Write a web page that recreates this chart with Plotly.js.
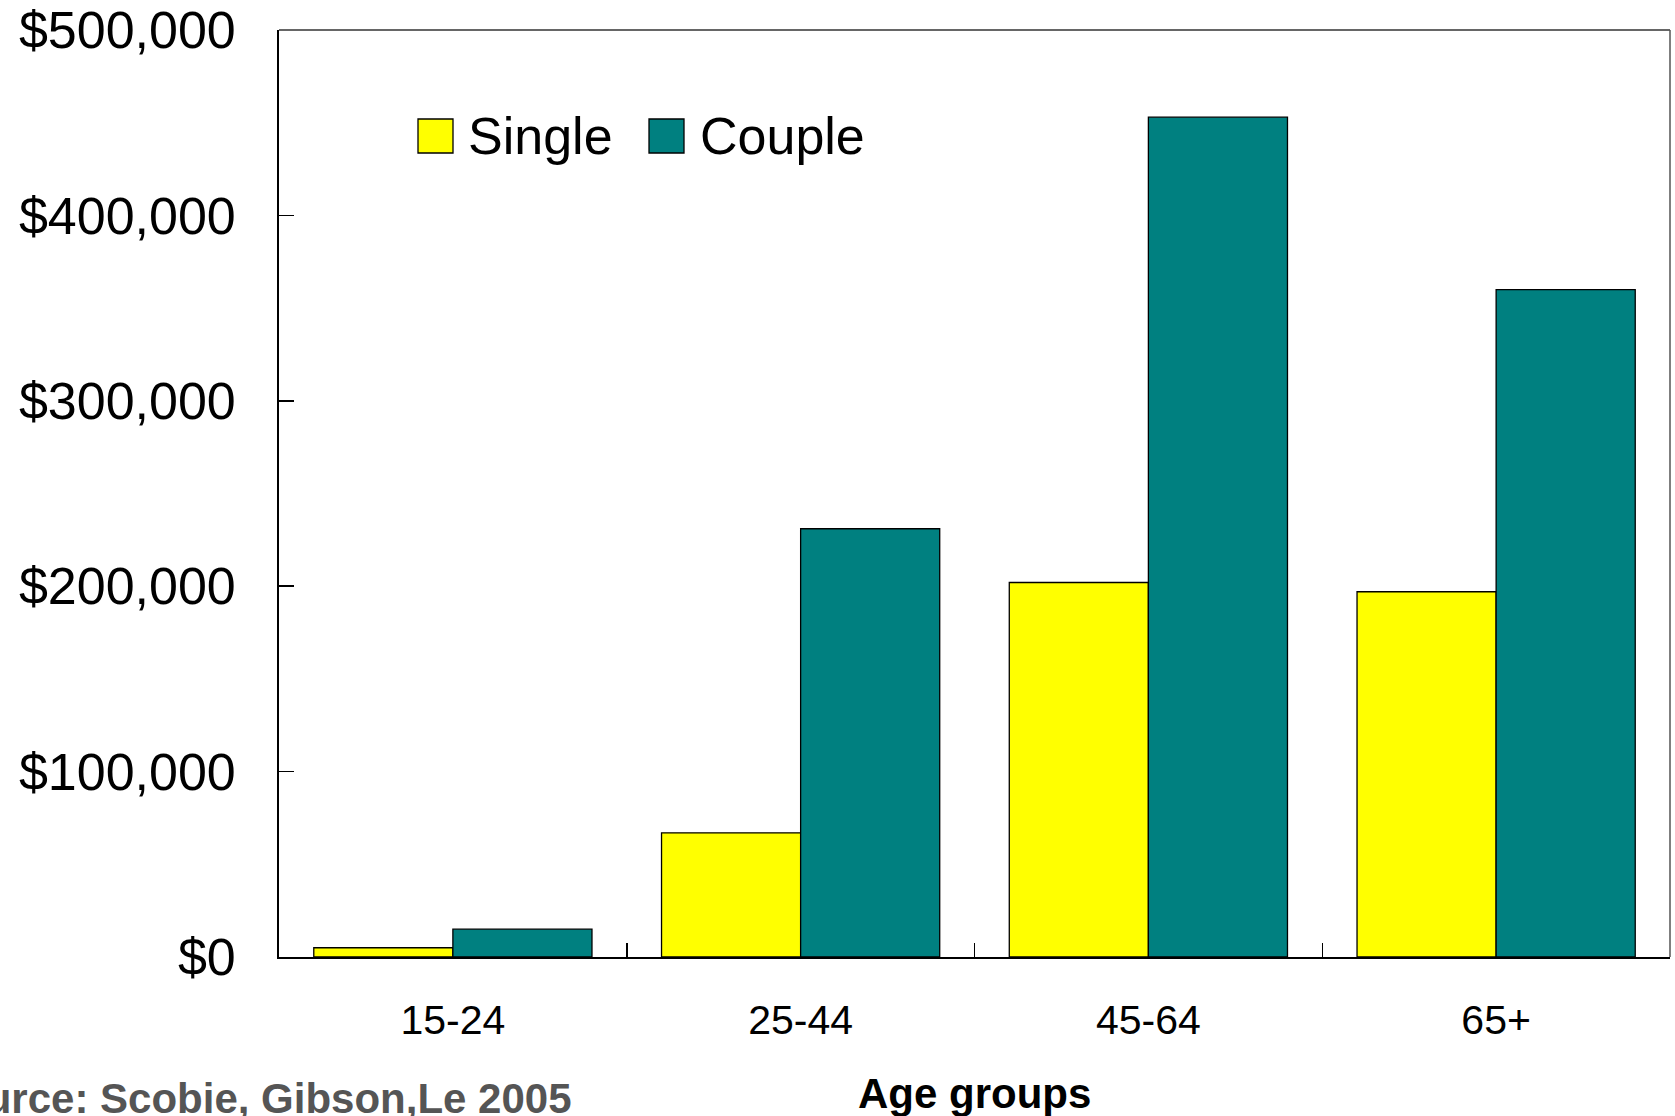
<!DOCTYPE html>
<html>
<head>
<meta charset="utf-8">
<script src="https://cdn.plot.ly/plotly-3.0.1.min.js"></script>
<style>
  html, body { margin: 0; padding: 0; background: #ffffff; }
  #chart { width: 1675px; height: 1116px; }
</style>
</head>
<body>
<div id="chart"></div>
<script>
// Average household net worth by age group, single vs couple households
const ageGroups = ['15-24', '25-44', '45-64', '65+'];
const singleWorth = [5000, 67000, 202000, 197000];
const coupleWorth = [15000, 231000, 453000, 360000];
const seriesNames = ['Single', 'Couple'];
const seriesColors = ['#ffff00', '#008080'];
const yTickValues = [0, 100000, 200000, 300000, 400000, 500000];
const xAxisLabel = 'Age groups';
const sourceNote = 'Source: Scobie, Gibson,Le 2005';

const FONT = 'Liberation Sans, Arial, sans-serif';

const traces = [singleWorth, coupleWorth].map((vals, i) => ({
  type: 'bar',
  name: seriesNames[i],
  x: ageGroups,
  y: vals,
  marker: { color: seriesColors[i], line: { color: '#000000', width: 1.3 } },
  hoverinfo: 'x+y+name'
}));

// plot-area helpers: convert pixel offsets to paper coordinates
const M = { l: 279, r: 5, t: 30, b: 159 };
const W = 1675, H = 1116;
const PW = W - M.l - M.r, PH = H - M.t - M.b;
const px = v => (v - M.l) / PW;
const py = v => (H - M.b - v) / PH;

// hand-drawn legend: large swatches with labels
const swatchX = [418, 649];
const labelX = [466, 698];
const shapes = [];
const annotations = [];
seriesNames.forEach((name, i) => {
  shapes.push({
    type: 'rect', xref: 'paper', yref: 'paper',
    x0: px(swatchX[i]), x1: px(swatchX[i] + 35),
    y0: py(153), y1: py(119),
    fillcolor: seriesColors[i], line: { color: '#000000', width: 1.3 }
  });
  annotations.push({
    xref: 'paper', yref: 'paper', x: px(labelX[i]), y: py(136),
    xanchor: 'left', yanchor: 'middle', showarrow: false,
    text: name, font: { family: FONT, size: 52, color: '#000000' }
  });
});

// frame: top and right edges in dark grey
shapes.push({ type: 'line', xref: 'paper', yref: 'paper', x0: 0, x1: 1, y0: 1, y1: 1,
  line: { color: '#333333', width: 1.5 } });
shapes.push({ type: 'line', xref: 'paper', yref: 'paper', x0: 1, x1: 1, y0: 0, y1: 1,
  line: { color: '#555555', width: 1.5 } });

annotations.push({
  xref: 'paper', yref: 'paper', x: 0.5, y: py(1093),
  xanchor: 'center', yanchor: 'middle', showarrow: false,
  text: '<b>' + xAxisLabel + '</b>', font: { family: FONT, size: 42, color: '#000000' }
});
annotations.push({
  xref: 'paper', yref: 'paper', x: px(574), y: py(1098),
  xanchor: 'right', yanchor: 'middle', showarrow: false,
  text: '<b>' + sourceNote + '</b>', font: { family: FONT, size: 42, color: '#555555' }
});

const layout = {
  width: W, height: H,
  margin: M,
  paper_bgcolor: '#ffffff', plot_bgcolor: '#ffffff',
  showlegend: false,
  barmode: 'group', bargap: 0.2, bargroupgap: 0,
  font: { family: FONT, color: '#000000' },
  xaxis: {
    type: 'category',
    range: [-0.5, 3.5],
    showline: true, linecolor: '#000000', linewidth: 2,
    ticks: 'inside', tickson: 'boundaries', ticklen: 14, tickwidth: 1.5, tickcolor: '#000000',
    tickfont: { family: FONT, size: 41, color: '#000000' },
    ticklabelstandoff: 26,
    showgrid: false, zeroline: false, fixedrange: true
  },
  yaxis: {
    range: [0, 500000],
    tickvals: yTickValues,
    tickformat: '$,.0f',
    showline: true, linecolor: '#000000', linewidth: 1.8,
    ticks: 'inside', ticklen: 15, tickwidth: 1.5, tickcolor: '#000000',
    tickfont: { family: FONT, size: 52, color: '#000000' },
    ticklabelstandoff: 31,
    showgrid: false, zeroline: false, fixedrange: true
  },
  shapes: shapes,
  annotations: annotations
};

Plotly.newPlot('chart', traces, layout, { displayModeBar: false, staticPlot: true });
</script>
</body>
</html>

◆ **What this task involves**
Output the lines above in full and exactly as given, omitting any pictures.

◆ **Output of the exercise**
Write a web page that recreates this chart with Plotly.js.
<!DOCTYPE html>
<html>
<head>
<meta charset="utf-8">
<script src="https://cdn.plot.ly/plotly-3.0.1.min.js"></script>
<style>
  html, body { margin: 0; padding: 0; background: #ffffff; }
  #chart { width: 1675px; height: 1116px; }
</style>
</head>
<body>
<div id="chart"></div>
<script>
// Average household net worth by age group, single vs couple households
const ageGroups = ['15-24', '25-44', '45-64', '65+'];
const singleWorth = [5000, 67000, 202000, 197000];
const coupleWorth = [15000, 231000, 453000, 360000];
const seriesNames = ['Single', 'Couple'];
const seriesColors = ['#ffff00', '#008080'];
const yTickValues = [0, 100000, 200000, 300000, 400000, 500000];
const xAxisLabel = 'Age groups';
const sourceNote = 'Source: Scobie, Gibson,Le 2005';

const FONT = 'Liberation Sans, Arial, sans-serif';

const traces = [singleWorth, coupleWorth].map((vals, i) => ({
  type: 'bar',
  name: seriesNames[i],
  x: ageGroups,
  y: vals,
  marker: { color: seriesColors[i], line: { color: '#000000', width: 1.3 } },
  hoverinfo: 'x+y+name'
}));

// plot-area helpers: convert pixel offsets to paper coordinates
const M = { l: 279, r: 5, t: 30, b: 159 };
const W = 1675, H = 1116;
const PW = W - M.l - M.r, PH = H - M.t - M.b;
const px = v => (v - M.l) / PW;
const py = v => (H - M.b - v) / PH;

// hand-drawn legend: large swatches with labels
const swatchX = [418, 649];
const labelX = [466, 698];
const shapes = [];
const annotations = [];
seriesNames.forEach((name, i) => {
  shapes.push({
    type: 'rect', xref: 'paper', yref: 'paper',
    x0: px(swatchX[i]), x1: px(swatchX[i] + 35),
    y0: py(153), y1: py(119),
    fillcolor: seriesColors[i], line: { color: '#000000', width: 1.3 }
  });
  annotations.push({
    xref: 'paper', yref: 'paper', x: px(labelX[i]), y: py(136),
    xanchor: 'left', yanchor: 'middle', showarrow: false,
    text: name, font: { family: FONT, size: 52, color: '#000000' }
  });
});

// frame: top and right edges in dark grey
shapes.push({ type: 'line', xref: 'paper', yref: 'paper', x0: 0, x1: 1, y0: 1, y1: 1,
  line: { color: '#333333', width: 1.5 } });
shapes.push({ type: 'line', xref: 'paper', yref: 'paper', x0: 1, x1: 1, y0: 0, y1: 1,
  line: { color: '#555555', width: 1.5 } });

annotations.push({
  xref: 'paper', yref: 'paper', x: 0.5, y: py(1093),
  xanchor: 'center', yanchor: 'middle', showarrow: false,
  text: '<b>' + xAxisLabel + '</b>', font: { family: FONT, size: 42, color: '#000000' }
});
annotations.push({
  xref: 'paper', yref: 'paper', x: px(574), y: py(1098),
  xanchor: 'right', yanchor: 'middle', showarrow: false,
  text: '<b>' + sourceNote + '</b>', font: { family: FONT, size: 42, color: '#555555' }
});

const layout = {
  width: W, height: H,
  margin: M,
  paper_bgcolor: '#ffffff', plot_bgcolor: '#ffffff',
  showlegend: false,
  barmode: 'group', bargap: 0.2, bargroupgap: 0,
  font: { family: FONT, color: '#000000' },
  xaxis: {
    type: 'category',
    range: [-0.5, 3.5],
    showline: true, linecolor: '#000000', linewidth: 2,
    ticks: 'inside', tickson: 'boundaries', ticklen: 14, tickwidth: 1.5, tickcolor: '#000000',
    tickfont: { family: FONT, size: 41, color: '#000000' },
    ticklabelstandoff: 26,
    showgrid: false, zeroline: false, fixedrange: true
  },
  yaxis: {
    range: [0, 500000],
    tickvals: yTickValues,
    tickformat: '$,.0f',
    showline: true, linecolor: '#000000', linewidth: 1.8,
    ticks: 'inside', ticklen: 15, tickwidth: 1.5, tickcolor: '#000000',
    tickfont: { family: FONT, size: 52, color: '#000000' },
    ticklabelstandoff: 31,
    showgrid: false, zeroline: false, fixedrange: true
  },
  shapes: shapes,
  annotations: annotations
};

Plotly.newPlot('chart', traces, layout, { displayModeBar: false, staticPlot: true });
</script>
</body>
</html>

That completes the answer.